University of Florida Health has been chosen as one of 45 institutions in the U.S. and Canada to take part in a study to determine if patients with traumatic brain injury might have better outcomes through the measurement of brain oxygenation to guide their treatment.
The study will be the first conducted at UF Health under a provision of federal regulation called “exception from informed consent,” or EFIC. This is necessary, researchers said, because a head injury is a life-threatening condition requiring immediate treatment. So, some patients will be enrolled without consent if a family member or other representative is not readily available.
Traumatic brain injury, or TBI, is a leading cause of death and disability worldwide. Each year, about 3.5 million Americans sustain a TBI, leading to about 50,000 deaths. Scientists have struggled for decades to design new and better TBI treatments.
The Brain Oxygen Optimization in Severe TBI Phase 3 trial, or BOOST3, will study differences in patient outcomes after two types of intensive treatment of TBI. The $32 million multiyear study is funded by the National Institutes of Health.
In this study, one group of subjects will have their treatment guided by intracranial pressure management, or ICP. The other group will have their treatment guided by ICP and cerebral oxygenation management. Both approaches are currently practiced in the United States. However, it is not known which works best.

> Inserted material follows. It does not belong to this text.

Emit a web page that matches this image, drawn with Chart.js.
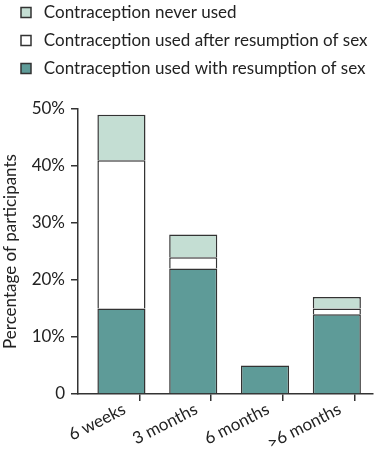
<!DOCTYPE html>
<html>
<head>
<meta charset="utf-8">
<script src="https://cdn.jsdelivr.net/npm/chart.js@4/dist/chart.umd.min.js"></script>
<style>
  html, body { margin: 0; padding: 0; background: #ffffff; }
  #wrap { position: relative; width: 380px; height: 459px; }
</style>
</head>
<body>
<div id="wrap"><canvas id="c" width="380" height="459"></canvas></div>
<script>
// ---- data ----
const categories = ["6 weeks", "3 months", "6 months", ">6 months"];
const usedWithResumption = [15, 22, 5, 14];
const usedAfterResumption = [26, 2, 0, 1];
const neverUsed = [8, 4, 0, 2];
const seriesNames = [
  "Contraception used with resumption of sex",
  "Contraception used after resumption of sex",
  "Contraception never used"
];
const yTickValues = [0, 10, 20, 30, 40, 50];
const yTitle = "Percentage of participants";

// ---- styling ----
const FONT = "Lato, 'Noto Sans', sans-serif";
const TEXT = "#222222";
const LINE = "#333333";
const colTeal = "#5e9b98";
const colWhite = "#ffffff";
const colLight = "#c4ded3";

function toPoints(arr) {
  return arr.map((v, i) => ({ x: i, y: v === 0 ? null : v }));
}

// x ticks: left edge, category centres and boundaries
const xLeft = -0.605, xRight = 3.5;
const xTickVals = [xLeft];
categories.forEach((c, i) => { xTickVals.push(i); xTickVals.push(i + 0.5); });

const legendShift = {
  id: 'legendShift',
  afterLayout(chart) {
    chart.legend.top -= 22;
    chart.legend.left += 10;
  }
};

new Chart(document.getElementById('c'), {
  type: 'bar',
  data: {
    datasets: [
      { label: seriesNames[0], data: toPoints(usedWithResumption), backgroundColor: colTeal },
      { label: seriesNames[1], data: toPoints(usedAfterResumption), backgroundColor: colWhite },
      { label: seriesNames[2], data: toPoints(neverUsed), backgroundColor: colLight }
    ].map(d => Object.assign(d, {
      borderColor: LINE,
      borderWidth: { top: 1.5, left: 1.5, right: 1.5, bottom: 0 },
      borderSkipped: false,
      barPercentage: 1.34, categoryPercentage: 1
    }))
  },
  options: {
    responsive: false,
    animation: false,
    devicePixelRatio: 1,
    layout: { padding: { top: 15, left: 0, right: 0, bottom: 0 } },
    plugins: {
      tooltip: { enabled: false },
      legend: {
        display: true,
        position: 'top',
        align: 'start',
        reverse: true,
        labels: {
          boxWidth: 10, boxHeight: 10, padding: 11,
          color: TEXT,
          font: { family: FONT, size: 17 },
          generateLabels(chart) {
            const items = Chart.defaults.plugins.legend.labels.generateLabels(chart);
            items.forEach(it => { it.text = ' ' + it.text; it.lineWidth = 1.5; it.strokeStyle = LINE; });
            return items;
          }
        }
      }
    },
    scales: {
      x: {
        type: 'linear',
        stacked: true,
        min: xLeft, max: xRight,
        offset: false,
        afterBuildTicks(scale) { scale.ticks = xTickVals.map(v => ({ value: v })); },
        afterFit(scale) { scale.height = 65; },
        border: { display: true, color: LINE, width: 1.5 },
        grid: {
          display: true, drawOnChartArea: false, drawTicks: true, tickLength: 7,
          lineWidth: 1.5,
          tickColor: (ctx) => {
            const t = ctx && ctx.tick;
            if (!t) return LINE;
            return Number.isInteger(t.value) ? 'rgba(0,0,0,0)' : LINE;
          },
          color: 'rgba(0,0,0,0)'
        },
        ticks: {
          autoSkip: false,
          minRotation: 27, maxRotation: 27,
          padding: -2,
          labelOffset: 3,
          color: TEXT,
          font: { family: FONT, size: 17 },
          callback: (v) => (Number.isInteger(v) && v >= 0 && v < categories.length ? categories[v] : '')
        }
      },
      y: {
        stacked: true,
        min: 0, max: 50,
        afterBuildTicks(scale) { scale.ticks = yTickValues.map(v => ({ value: v })); },
        afterFit(scale) { scale.width = 78; },
        border: { display: true, color: LINE, width: 1.5 },
        grid: {
          display: true, drawOnChartArea: false, drawTicks: true, tickLength: 7,
          lineWidth: 1.5, tickColor: LINE
        },
        ticks: {
          padding: 6,
          color: TEXT,
          font: { family: FONT, size: 17 },
          callback: (v) => (v === 0 ? '0' : v + '%')
        },
        title: {
          display: true,
          text: yTitle,
          color: TEXT,
          font: { family: FONT, size: 17 },
          padding: { top: 0, bottom: 0 }
        }
      }
    }
  },
  plugins: [legendShift]
});
</script>
</body>
</html>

In cerebral oxygenation management, physicians use a variety of methods to increase oxygen levels in brain tissue, which might include the manipulation of mean arterial or central venous pressure.

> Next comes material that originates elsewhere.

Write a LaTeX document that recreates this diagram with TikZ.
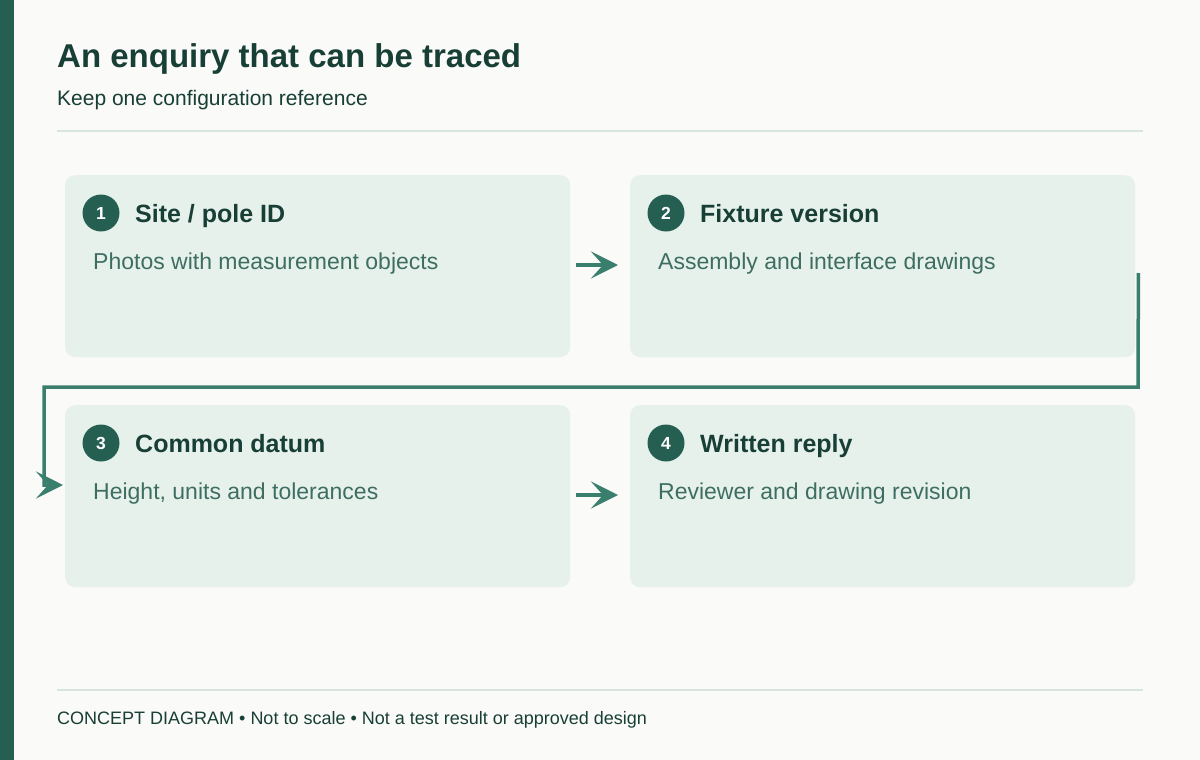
\documentclass[tikz,border=0pt]{standalone}
\usepackage{fontspec}
\setmainfont{Liberation Sans}
\usetikzlibrary{arrows.meta,calc}
\definecolor{bg}{HTML}{FAFAF8}
\definecolor{bar}{HTML}{245F51}
\definecolor{ink}{HTML}{183F36}
\definecolor{boxfill}{HTML}{E7F1EC}
\definecolor{desc}{HTML}{3E6E62}
\definecolor{arrowc}{HTML}{3A7F6E}
\definecolor{rulec}{HTML}{D8E5DF}
\begin{document}
\begin{tikzpicture}[x=1pt,y=-1pt,
  stepbox/.style={draw=none,fill=boxfill,rounded corners=10pt,minimum width=505pt,minimum height=182pt,anchor=north west,inner sep=0pt},
  numdot/.style={circle,fill=bar,minimum size=37pt,inner sep=0pt,text=white,font=\fontsize{17.5}{21}\selectfont\bfseries},
  steptitle/.style={anchor=base west,inner sep=0pt,text=ink,font=\fontsize{25}{30}\selectfont\bfseries},
  stepdesc/.style={anchor=base west,inner sep=0pt,text=desc,font=\fontsize{23}{28}\selectfont},
  arr/.style={draw=arrowc,line width=4.5pt,-{Stealth[length=27pt,width=27pt,inset=12pt]}},
  conn/.style={draw=arrowc,line width=3.5pt,-{Stealth[length=27pt,width=27pt,inset=12pt]}},
  rulel/.style={draw=rulec,line width=2pt}
]
\useasboundingbox (0,0) rectangle (1200,760);
\fill[bg] (0,0) rectangle (1200,760);
\fill[bar] (0,0) rectangle (14,760);

\node[anchor=base west,inner sep=0pt,text=ink,font=\fontsize{33}{40}\selectfont\bfseries] (title) at (57,67) {An enquiry that can be traced};
\node[anchor=base west,inner sep=0pt,text=ink,font=\fontsize{21}{25}\selectfont] (subtitle) at (57,105) {Keep one configuration reference};
\coordinate (r1a) at (57,131); \coordinate (r1b) at (1143,131);
\draw[rulel] (r1a) -- (r1b);

\node[stepbox] (box1) at (65,175) {};
\node[stepbox] (box2) at (630,175) {};
\node[stepbox] (box3) at (65,405) {};
\node[stepbox] (box4) at (630,405) {};

\node[numdot] (n1) at (101,213) {1};
\node[numdot] (n2) at (666,213) {2};
\node[numdot] (n3) at (101,443) {3};
\node[numdot] (n4) at (666,443) {4};

\node[steptitle] (t1) at (135,222) {Site / pole ID};
\node[steptitle] (t2) at (700,222) {Fixture version};
\node[steptitle] (t3) at (135,452) {Common datum};
\node[steptitle] (t4) at (700,452) {Written reply};

\node[stepdesc] (d1) at (93,269) {Photos with measurement objects};
\node[stepdesc] (d2) at (658,269) {Assembly and interface drawings};
\node[stepdesc] (d3) at (93,499) {Height, units and tolerances};
\node[stepdesc] (d4) at (658,499) {Reviewer and drawing revision};

\draw[arr,shorten <=6pt,shorten >=12pt] (box1.east |- 0,265) -- (box2.west |- 0,265);
\draw[arr,shorten <=6pt,shorten >=12pt] (box3.east |- 0,495) -- (box4.west |- 0,495);

\coordinate (c1) at ($(box2.north east)+(3,98)$);
\coordinate (c2) at (1138,387);
\coordinate (c3) at (44,387);
\coordinate (c4) at (44,485);
\draw[conn,line join=miter,shorten >=2pt] (c1) -- (c2) -- (c3) -- (c4) -- (box3.west |- c4);

\coordinate (r2a) at (57,690); \coordinate (r2b) at (1143,690);
\draw[rulel] (r2a) -- (r2b);
\node[anchor=base west,inner sep=0pt,text=ink,font=\fontsize{18}{22}\selectfont] (foot) at (57,724) {CONCEPT DIAGRAM • Not to scale • Not a test result or approved design};
\end{tikzpicture}
\end{document}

In BOOST3, patients will be randomly separated equally in the two study groups over the initial five days of ICU care. Patient outcomes will be assessed at six months. The study is expected to enroll more than 1,000 patients nationally, ages 14 or older, over five years. UF Health anticipates approximately one local patient per month will meet criteria for inclusion in the study.
These criteria include a blunt closed head injury with severe brain damage.
“We need to identify improved methods to treat people after a severe TBI,” said Lisa Merck, M.D., M.P.H., an associate professor in the UF College of Medicine’s department of emergency medicine and the vice chair of research. “The theory behind BOOST3 is to determine if maximizing cerebral oxygenation and controlling intracranial pressure together improves patient outcomes.”
Preliminary research has suggested monitoring intracranial pressure, or brain swelling, and oxygenation together might be a more effective treatment. Many hospital systems, including UF Health, have equipment to monitor brain oxygenation along with ICP, and some physicians already use it when treating TBI, Merck said.
“This study is considered to be no more than minimal risk, as both therapies are used at academic medical centers nationally,” Merck said. “Likewise, the monitoring devices have been FDA-approved for many years and are currently used across the country. But there has not yet been a clinical trial documenting that one method or the other improves patient outcomes.”
EFIC, which is found under 50.24 of the code of federal regulations, is an important tool in emergency medicine research nationally, Merck said. EFIC can only be used for certain studies that meet federal guidelines. Because head injury is a life-threatening condition requiring immediate treatment, some patients will be enrolled without consent if a family member or other representative is not available. Every attempt will be made to locate family before enrollment to allow them to decide about the patient’s participation in the study. If no one is available, the patient will be enrolled in this BOOST3 study under the EFIC process.
Under EFIC, “We will ask for informed consent from a patient’s loved one to be enrolled or continue participation in the trial, or to withdraw, at the earliest possible time,” Merck said.
The researchers’ first step: All human research is reviewed and approved by what is called an Institutional Review Board, or IRB, which is a group of scientists, non-scientists, and community members. The researchers submit their research to the IRB. For studies involving EFIC, the researchers submit a plan to the IRB outlining how they will inform the community about what they are doing.
“The community has to be aware that there is an ongoing clinical trial nationally and locally,” Merck said. “They must know that we are hoping to improve care for patients after a severe TBI, who are unable to provide consent themselves.”
To that end, the national BOOST3 team is holding community forums and focus groups, from Florida to California. At UF, these educational groups will take place in local communities over the next few months and are designed to provide information about the trial and the importance of emergency research efforts, Merck said. This community feedback is then provided to the IRB to make a final decision on approval.
An individual can choose to opt out of the BOOST3 study by requesting from study leadership a medical alert bracelet with the words “BOOST3 Declined.” Wearing the bracelet during the duration of this five-year trial will allow someone to opt out of the study enrollment, in the event they suffer a severe TBI and are unconscious, according to BOOST3 guidelines.
BOOST3 is part of The Strategies to Innovate Emergency Care Clinical Trials Network, or SIREN network. This National Institutes of Health-funded network seeks to improve outcomes of patients with neurologic, cardiac, respiratory, hematologic and trauma emergencies by identifying effective treatments administered in the earliest stages of critical care. The UF College of Medicine’s department of emergency medicine is a hub for research within the SIREN network.